A shared master data ledger beyond company boundaries can, for example, contain common and agreed master data including public company information and common contract clauses with only counterparties able to see the content and destination of the communication.
Hyperledger is quickly becoming the standard for open source blockchain. Hyperledger is hosted by The Linux Foundation. IBM, with the Hyperledger Fabric, is establishing the framework for blockchain in the enterprise. Supporting master data management with a programmable interface for confidential transactions over a permissioned network is becoming a key inflection point for blockchain and Hyperledger.
Data management is about right data at the right time and master data is fundamental to great data management, which is why centralized approaches like the discipline of master data management has taken center stage. MDM can utilize the blockchain for distribution and governance and blockchain can clearly utilize the great master data produced by MDM. Blockchain data needs data governance like any data. This data actually needs it more given its importance on the network.
MDM and blockchain are going to be intertwined now. It enables the key components of establishing and distributing the single version of the truth of data. Blockchain enables trusted, governed data. It integrates this data across broad networks. It prevents duplication and provides data lineage.

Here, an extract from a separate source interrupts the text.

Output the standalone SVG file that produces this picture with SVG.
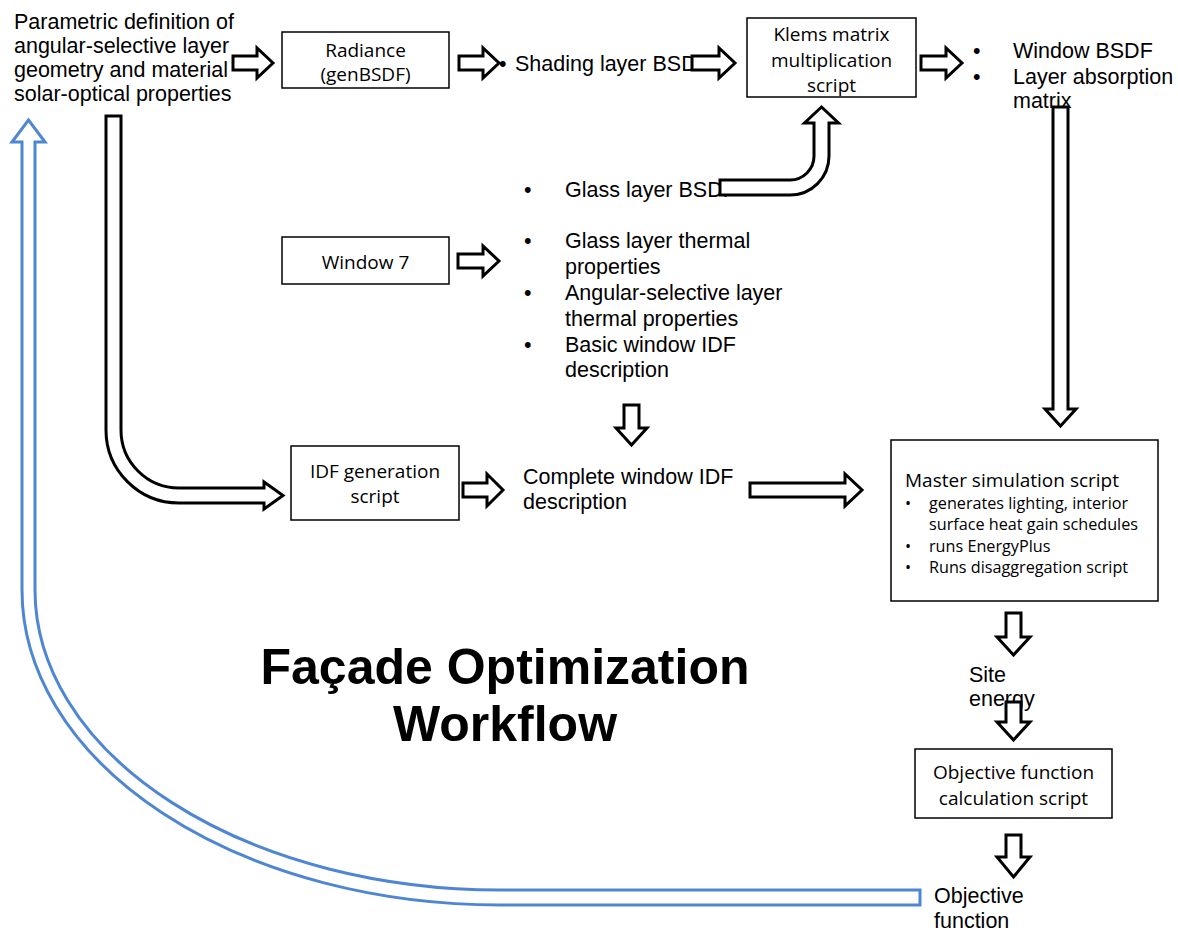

It will start in MDM in niches that demand these traits such as financial, insurance and government data. You can get to know the customer better with native fuzzy search and matching in the blockchain. You can track provenance, ownership, relationship and lineage of assets, do trade/channel finance and post-trade reconciliation/settlement.
Blockchain is now a disruption vector for MDM. MDM vendors need to be at least blockchain-aware today, creating the ability for blockchain integration in the near future, such as what IBM InfoSphere Master Data Management is doing this year. Others will lose ground.